↓↓↓
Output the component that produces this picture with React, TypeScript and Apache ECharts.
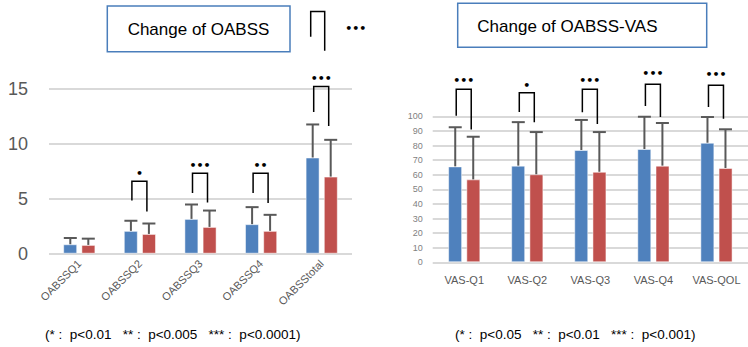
import React, { useEffect, useRef } from "react";
import * as echarts from "echarts";

// ---------- data ----------
const leftCategories = ["OABSSQ1", "OABSSQ2", "OABSSQ3", "OABSSQ4", "OABSStotal"];
const leftBlue = [0.86, 2.08, 3.17, 2.69, 8.76];
const leftBlueSD = [0.57, 0.92, 1.31, 1.55, 3.01];
const leftRed = [0.8, 1.8, 2.44, 2.08, 7.02];
const leftRedSD = [0.57, 0.95, 1.49, 1.46, 3.35];
// [category index, left leg bottom, right leg bottom, bracket top, marker y]
const leftBrackets = [
  [1, 4.85, 3.84, 6.59, 7.26],
  [2, 5.53, 4.67, 7.32, 8.02],
  [3, 5.53, 4.61, 7.32, 8.02],
  [4, 12.9, 11.62, 15.22, 16.0],
  [4, 19.76, 18.48, 22.05, 20.47],
];
const leftMarks = ["•", "•••", "••", "•••", "•••"];

const rightCategories = ["VAS-Q1", "VAS-Q2", "VAS-Q3", "VAS-Q4", "VAS-QOL"];
const rightBlue = [65.7, 66.2, 76.9, 77.6, 81.9];
const rightBlueSD = [26.8, 29.8, 20.6, 22.1, 17.6];
const rightRed = [56.8, 60.3, 62.0, 66.2, 64.6];
const rightRedSD = [29.2, 28.9, 27.2, 29.2, 26.5];
const rightBrackets = [
  [0, 100.4, 91, 118.5, 124.4],
  [1, 103, 96, 116.2, 121.4],
  [2, 102.7, 94.7, 118.5, 124.4],
  [3, 107, 99.5, 122, 129],
  [4, 106.4, 98.4, 121.2, 128.3],
];
const rightMarks = ["•••", "•", "•••", "•••", "•••"];

const leftTitle = "Change of OABSS";
const rightTitle = "Change of OABSS-VAS";
const leftNote = "(* :  p<0.01   ** :  p<0.005   *** :  p<0.0001)";
const rightNote = "(* :  p<0.05   ** :  p<0.01   *** :  p<0.001)";

// ---------- styles ----------
const BLUE = "#4f81bd";
const RED = "#c0504d";
const GRID = "#d9d9d9";
const ERR = "#595959";
const FONT = "'Liberation Sans', Arial, sans-serif";
const BAR_OFF = 9;

// per-bracket pixel shifts (legs / marker), only the stray top bracket is shifted
const leftBracketShift = [
  [0, 0, 0],
  [0, 0, 0],
  [0, 0, 0],
  [0, 0, 0],
  [-3, -4, 38],
];

function errorSeries(vals: number[], sds: number[], off: number, axis: number) {
  return {
    type: "custom",
    xAxisIndex: axis,
    yAxisIndex: axis,
    clip: false,
    z: 5,
    silent: true,
    data: vals.map((v, i) => [i, v, v + sds[i]]),
    renderItem: (params: any, api: any) => {
      const i = api.value(0);
      const p0 = api.coord([i, api.value(1)]);
      const p1 = api.coord([i, api.value(2)]);
      const x = p0[0] + off;
      return {
        type: "group",
        children: [
          { type: "line", shape: { x1: x, y1: p0[1], x2: x, y2: p1[1] }, style: { stroke: ERR, lineWidth: 2 } },
          { type: "line", shape: { x1: x - 6.5, y1: p1[1], x2: x + 6.5, y2: p1[1] }, style: { stroke: ERR, lineWidth: 2 } },
        ],
      };
    },
  };
}

function bracketSeries(br: number[][], marks: string[], axis: number, shifts?: number[][]) {
  return {
    type: "custom",
    xAxisIndex: axis,
    yAxisIndex: axis,
    clip: false,
    z: 6,
    silent: true,
    data: br,
    renderItem: (params: any, api: any) => {
      const idx = params.dataIndex;
      const sh = shifts ? shifts[idx] : [0, 0, 0];
      const i = api.value(0);
      const pl = api.coord([i, api.value(1)]);
      const pr = api.coord([i, api.value(2)]);
      const pt = api.coord([i, api.value(3)]);
      const pm = api.coord([i, api.value(4)]);
      const xl = pl[0] - 8 + sh[0];
      const xr = pl[0] + 7 + sh[1];
      return {
        type: "group",
        children: [
          {
            type: "polyline",
            shape: { points: [[xl, pl[1]], [xl, pt[1]], [xr, pt[1]], [xr, pr[1]]] },
            style: { stroke: "#000", lineWidth: 1.5, fill: "none" },
          },
          {
            type: "text",
            x: (xl + xr) / 2 + sh[2],
            y: pm[1],
            style: {
              text: marks[idx],
              fill: "#000",
              font: "bold 11px 'DejaVu Sans'",
              align: "center",
              verticalAlign: "middle",
              textAlign: "center",
              textVerticalAlign: "middle",
            },
          },
        ],
      };
    },
  };
}

export default function App() {
  const ref = useRef<HTMLDivElement>(null);
  useEffect(() => {
    if (!ref.current) return;
    const chart = echarts.init(ref.current, undefined, { renderer: "svg" });
    const barStyle = (c: string) => ({ color: c, borderColor: "rgba(255,255,255,0.5)", borderWidth: 1 });
    chart.setOption({
      animation: false,
      backgroundColor: "#fff",
      grid: [
        { left: 49, right: 396, top: 89, bottom: 93.3, containLabel: false },
        { left: 432.7, right: 0, top: 116.3, bottom: 84.7, containLabel: false },
      ],
      xAxis: [
        {
          type: "category",
          gridIndex: 0,
          data: leftCategories,
          axisLine: { show: false },
          axisTick: { show: false },
          axisLabel: { rotate: 45, color: "#595959", fontSize: 11, fontFamily: FONT, margin: 8 },
        },
        {
          type: "category",
          gridIndex: 1,
          data: rightCategories,
          axisLine: { show: false },
          axisTick: { show: false },
          axisLabel: { color: "#595959", fontSize: 11, fontFamily: FONT, margin: 12 },
        },
      ],
      yAxis: [
        {
          type: "value",
          gridIndex: 0,
          min: 0,
          max: 15,
          interval: 5,
          axisLine: { show: false },
          axisTick: { show: false },
          axisLabel: { color: "#595959", fontSize: 18, fontFamily: FONT, margin: 21 },
          splitLine: { lineStyle: { color: GRID, width: 2 } },
        },
        {
          type: "value",
          gridIndex: 1,
          min: 0,
          max: 100,
          interval: 10,
          axisLine: { show: false },
          axisTick: { show: false },
          axisLabel: { color: "#7f7f7f", fontSize: 9, fontFamily: FONT, margin: 10 },
          splitLine: { lineStyle: { color: GRID, width: 2 } },
        },
      ],
      series: [
        { type: "bar", xAxisIndex: 0, yAxisIndex: 0, data: leftBlue, barWidth: 14, barGap: "30%", itemStyle: barStyle(BLUE) },
        { type: "bar", xAxisIndex: 0, yAxisIndex: 0, data: leftRed, barWidth: 14, barGap: "30%", itemStyle: barStyle(RED) },
        { type: "bar", xAxisIndex: 1, yAxisIndex: 1, data: rightBlue, barWidth: 14, barGap: "30%", itemStyle: barStyle(BLUE) },
        { type: "bar", xAxisIndex: 1, yAxisIndex: 1, data: rightRed, barWidth: 14, barGap: "30%", itemStyle: barStyle(RED) },
        errorSeries(leftBlue, leftBlueSD, -BAR_OFF, 0),
        errorSeries(leftRed, leftRedSD, BAR_OFF, 0),
        errorSeries(rightBlue, rightBlueSD, -BAR_OFF, 1),
        errorSeries(rightRed, rightRedSD, BAR_OFF, 1),
        bracketSeries(leftBrackets, leftMarks, 0, leftBracketShift),
        bracketSeries(rightBrackets, rightMarks, 1),
      ],
      graphic: [
        {
          type: "rect",
          shape: { x: 107.3, y: 6, width: 182.7, height: 45.7 },
          style: { fill: "#fff", stroke: "#4a7ebb", lineWidth: 1.5 },
          z: 10,
        },
        {
          type: "text",
          x: 198.5,
          y: 29.5,
          style: { text: leftTitle, font: `17px ${FONT}`, fill: "#000", align: "center", verticalAlign: "middle" },
          z: 11,
        },
        {
          type: "rect",
          shape: { x: 457.7, y: 3.3, width: 249, height: 44 },
          style: { fill: "#fff", stroke: "#4a7ebb", lineWidth: 1.5 },
          z: 10,
        },
        {
          type: "text",
          x: 477.3,
          y: 26,
          style: { text: rightTitle, font: `17px ${FONT}`, fill: "#000", align: "left", verticalAlign: "middle" },
          z: 11,
        },
        {
          type: "text",
          x: 45,
          y: 334,
          style: { text: leftNote, font: `13.5px ${FONT}`, fill: "#000", align: "left", verticalAlign: "middle" },
        },
        {
          type: "text",
          x: 455,
          y: 334,
          style: { text: rightNote, font: `13.5px ${FONT}`, fill: "#000", align: "left", verticalAlign: "middle" },
        },
      ],
    });
    return () => chart.dispose();
  }, []);
  return <div ref={ref} style={{ position: "fixed", left: 0, top: 0, width: 748, height: 347 }} />;
}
↑↑↑
WHAT TO PRODUCE:
Leave out every line without the string "React" and copy the rest.

ANSWER FOR THE TASK:
Output the component that produces this picture with React, TypeScript and Apache ECharts.
import React, { useEffect, useRef } from "react";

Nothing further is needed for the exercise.